I'll go through the installation in this BASH script.

# gfatk v0.2.14 (latest) is on crates.io, so get it directly.
# please do make sure it's the latest, as a few important bugs in 
# gfatk have been fixed in the latest version.
cargo install gfatk
# check
gfatk --version

# the annotators require bits of data in folders, so get from 
# GitHub. cd to wherever you want the data to be stored.
git clone https://github.com/tolkit/fpma
cd fpma
# this installs the executable to PATH
cargo install --path=.
# check 
fpma --version
# in the fpma dir are the HMMs
# e.g. if you were running on a flowering plant:
ls ./hmms/angiosperm_hmms/

# last one is fppa.
git clone https://github.com/tolkit/fppa
cd fppa
cargo install --path=.
# check 
fppa --version
# and show the flowering plant HMMs for the chloroplast
# sorry the default names are different between these tools...
ls ./hmms/Magnoliopsida/

Example run

Now all the dependencies are installed, you can run the pipeline. I will show the most complete example I can think of.

# pmpap.py is the entrypoint for the pipeline.
# I assume all of the necessary tools installed are in PATH.
# I am using default MBG params
python3 pmpap.py \
    --organelle both \
    --prefix my_plant \
    --dir /path/to/output \
    --annotation both \
    --fpma-hmms /path/to/mito/hmms/clade/dir \
    --fppa-hmms /path/to/plastid/hmms/clade/dir \
    /path/to/raw/reads.fa.gz

This will produce five output directories in the directory /path/to/output. A lot of information will be printed to the STDERR, this can be very useful to see where in the pipeline the error/failure is, or to garner further information about the assemblies that have been produced.

The output directories contain the following information:

  • poa_annotations is where the HTMLs & logs for the annotated assembly fastas are. Especially the log files are useful, as at the top there is a statement of how many genes were annotated. Above ~90% for the chloroplast, and ~80% for the mitochondria (core genes at least), indicate probable assembly completeness/success.
  • poa_fastas is where the assemblies live. These are linearised GFA's and can include coverage information (if the -i flag was successful) which means there will be repitition of segments from the GFA. The fasta record headers usually contain interesting information, e.g. which subgraph the contig is from, which path through the graph was used, and whether the molecule is circular or not.
  • poa_gfas contain all the GFA's produced in the course of the program.

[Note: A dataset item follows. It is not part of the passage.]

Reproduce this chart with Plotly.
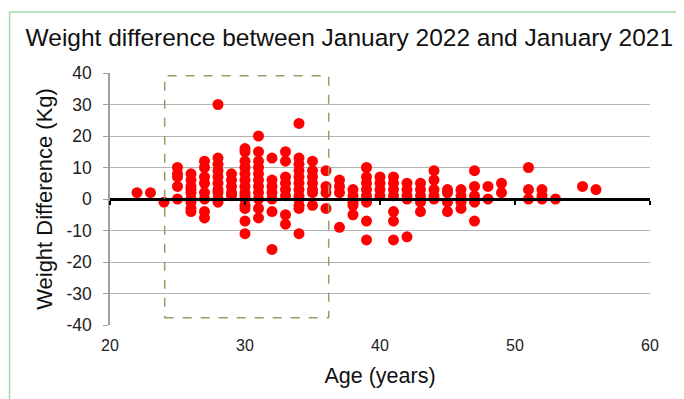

If there is a failure in the pipeline, it is usually because a chloroplast or mitochondrion could not be extracted from the initial GFA produced by MBG. As this GFA is saved here, you can troubleshoot as to why. The answer is usually re-running the pipeline with modified MBG parameters.
  • poa_gffs are where the GFF files from the annotation pipeline are stored. Not sure how useful they are.
  • poa_logs are essentially the raw output of gfatk stats <GFA>. Check these if something has gone wrong. These files should never be that big, or contain hundreds of subgraphs. If they do, the MBG parameters need to be edited.